Shaun Patton in goals would be a classic example with his kicking ability and the co-ordination he has with his players out the field. For us not to be able to get our hands on many of those balls was one example.
“Individual instances had a big bearing on us not being able to take it into the last five or six minutes of the game the way we would have wanted to.”
So on Monday morning Gallagher, pictured below, was in Belleek tuned into RTÉ Radio 1 for the first round qualifier draw. One senses he allowed himself a rueful smile as he listened to the draw unfold.
“I heard the draw and after draw three, four and five you were thinking, Monaghan are still in this, we’re still in this. There was almost an air of inevitability.
“That’s the dynamic of the qualifiers. Ourselves and Monaghan were the two highest ranked teams in the National League who went into the qualifiers. But that’s the luck of the draw, you just have to realign.
“It’s a natural reaction for people to say that Monaghan are going to have the motivation for it after last year. Our boys suffered against Monaghan and Donegal manys a time, so there’s huge levels of motivation for ourselves to continue to beat these teams ranked above us. That’s something that’s important to us.
“You don’t get a lot of credit for beating teams it’s perceived you should beat. You want to play the best teams. That’s the challenge for anyone involved in management. Yes, you would have taken a so-called handier draw to get up and running, but that’s not the had we’re dealt.”

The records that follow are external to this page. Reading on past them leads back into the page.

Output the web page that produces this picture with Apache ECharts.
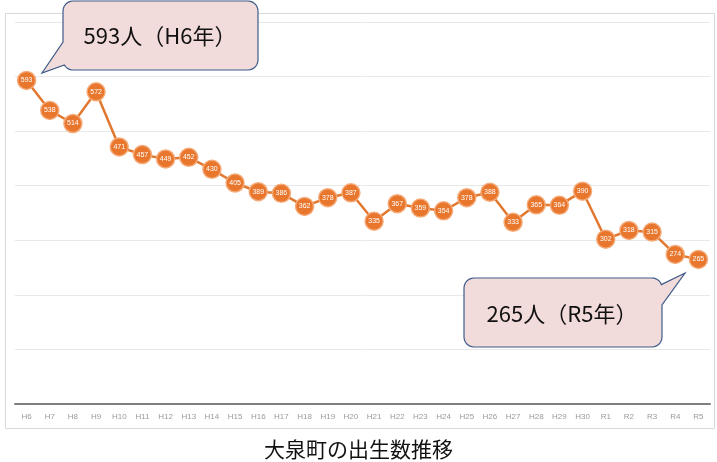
<!DOCTYPE html>
<html><head><meta charset="utf-8">
<script src="https://cdn.jsdelivr.net/npm/echarts@6/dist/echarts.min.js"></script>
<style>html,body{margin:0;padding:0;background:#fff}#c{width:717px;height:462px}</style>
</head><body><div id="c"></div>
<script>
const categories = ['H6','H7','H8','H9','H10','H11','H12','H13','H14','H15','H16','H17','H18','H19','H20','H21','H22','H23','H24','H25','H26','H27','H28','H29','H30','R1','R2','R3','R4','R5'];
const births = [593,538,514,572,471,457,449,452,430,405,389,386,362,378,387,335,367,359,354,378,388,333,365,364,390,302,318,315,274,265];
const titleText = '大泉町の出生数推移';
const calloutTop = '593人（H6年）';
const calloutBottom = '265人（R5年）';

// rounded corner helper: arc points around center
function arc(cx, cy, r, a0, a1) {
  const pts = [];
  for (let i = 0; i <= 6; i++) {
    const a = (a0 + (a1 - a0) * i / 6) * Math.PI / 180;
    pts.push([cx + r * Math.cos(a), cy + r * Math.sin(a)]);
  }
  return pts;
}
// callout 1: box 63..258 x 1..70, tail on left edge to (42,73)
function callout1() {
  const x0 = 63, x1 = 258, y0 = 1, y1 = 70, r = 10;
  let p = [];
  p = p.concat(arc(x0 + r, y0 + r, r, 180, 270));
  p = p.concat(arc(x1 - r, y0 + r, r, 270, 360));
  p = p.concat(arc(x1 - r, y1 - r, r, 0, 90));
  p = p.concat(arc(x0 + r, y1 - r, r, 90, 150));
  p.push([42, 73]);
  p.push([x0, 42]);
  return p;
}
// callout 2: box 464..662 x 278..347, tail on right edge to (685,273)
function callout2() {
  const x0 = 464, x1 = 662, y0 = 278, y1 = 347, r = 10;
  let p = [];
  p = p.concat(arc(x0 + r, y0 + r, r, 180, 270));
  p = p.concat(arc(x1 - r, y0 + r, r, 270, 340));
  p.push([685, 273]);
  p.push([x1, 305]);
  p = p.concat(arc(x1 - r, y1 - r, r, 0, 90));
  p = p.concat(arc(x0 + r, y1 - r, r, 90, 180));
  return p;
}

const chart = echarts.init(document.getElementById('c'));
chart.setOption({
  animation: false,
  title: { text: titleText, left: 'center', top: 434,
    textStyle: { fontFamily: 'Noto Sans CJK JP', fontSize: 21, fontWeight: 'normal', color: '#111' } },
  grid: { left: 15, right: 7, top: 22, bottom: 58 },
  xAxis: { type: 'category', data: categories, boundaryGap: true,
    axisLine: { lineStyle: { color: '#7f7f7f', width: 2 } },
    axisTick: { show: false },
    axisLabel: { fontSize: 8, color: '#9a9a9a', margin: 9, interval: 0 } },
  yAxis: { type: 'value', min: 0, max: 700, interval: 100,
    axisLabel: { show: false }, axisLine: { show: false }, axisTick: { show: false },
    splitLine: { lineStyle: { color: '#e8e8e8', width: 1 } } },
  series: [{
    type: 'line', data: births,
    symbol: 'circle', symbolSize: 18,
    lineStyle: { color: '#E2782F', width: 2.5 },
    itemStyle: { color: '#E8762D', borderColor: 'rgba(244,170,120,0.95)', borderWidth: 1.5 },
    label: { show: true, position: 'inside', fontSize: 7, color: '#fff', formatter: '{c}' },
    z: 3
  }],
  graphic: [
    { type: 'rect', shape: { x: 5.5, y: 13.5, width: 709, height: 415 }, style: { fill: 'none', stroke: '#d9d9d9', lineWidth: 1 }, z: -1 },
    { type: 'polygon', shape: { points: callout1() },
      style: { fill: '#F2DCDB', stroke: '#3E5B88', lineWidth: 1.2 }, z: 10 },
    { type: 'text', x: 160, y: 36, style: { text: calloutTop, fontFamily: 'Noto Sans CJK JP', fontSize: 22, fill: '#111', align: 'center', verticalAlign: 'middle' }, z: 11 },
    { type: 'polygon', shape: { points: callout2() },
      style: { fill: '#F2DCDB', stroke: '#3E5B88', lineWidth: 1.2 }, z: 10 },
    { type: 'text', x: 562, y: 314, style: { text: calloutBottom, fontFamily: 'Noto Sans CJK JP', fontSize: 22, fill: '#111', align: 'center', verticalAlign: 'middle' }, z: 11 }
  ]
});
</script></body></html>
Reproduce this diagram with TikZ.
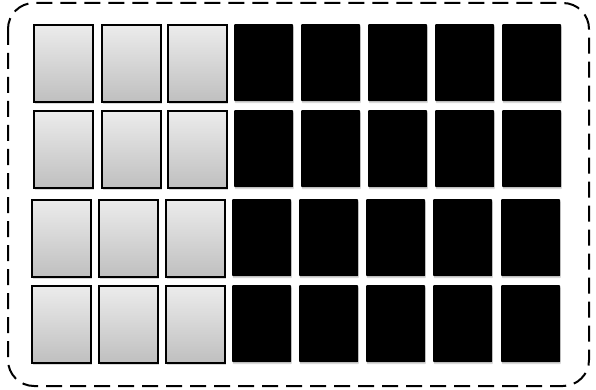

Monaghan will have their own demons to slay, after sustaining a demoralising defeat to Cavan. But with Malachy O’Rourke’s outfit having suffered defeat to Fermanagh in the Ulster semi-final last year, hosting the Erne men in Clones will provide ample motivation for the Farney men to get back up on the horse.
“Monaghan present a slightly different challenge to Donegal,” said Gallagher. “Every team is a wee bit different, there’s small bits of room for manoeuvre in every game you play.
“Last year we went into the Monaghan game with a firm belief that we could beat them. This year will be no different. We know we need to do an awful lot right and we can’t afford to miss chances that we did miss against Donegal.
“There were a couple of scores we feel we handed Donegal. James [McMahon] came out and lost a ball, there was the bounce ball which ended up a point. Those were a couple of scores at crucial times that Donegal didn’t have to fight for.
“Ultan [Kelm] had a goal chance, we felt a couple of the counter attacking opportunities should have created goal scoring chances.
“Technical errors can happen, but the likes of Donegal and Monaghan don’t hand us those scores. League is league, but championship is where you learn most, where there’s most at stake. Those split second decisions separate you from being a really top team and being one of the teams trying to get there.”
Going into the do-or-die clash with Monaghan a question mark hangs over the fitness of Fermanagh’s top scorer this year, Sean Quigley.
“Sean carried a niggle into the Donegal game and we just have to see how he rehabs,” said the Erne boss. “It’s not an overly severe hamstring injury, but it’s a niggle which means he couldn’t open out at full speed. We threw absolutely everything into that [Donegal] game, if he was to miss the next game we were going to deal with that, so if he misses this one we’ll have to deal with that.”
Gallagher also indicated he was happy enough with how James McGrath went between the posts on his return to championship football after an extended hiatus.
“James came back in towards the end of the league and I was very happy with him. There’s one or two areas where he knows he could have done a wee bit better. But overall, albeit he played in the championship eight years ago, I thought he was very good especially on his kick outs.
“With the exception of Sean everybody came through the Donegal game. We’ve done recovery work and we’re training hard again. The attitude and the overall fitness of the squad is very positive.”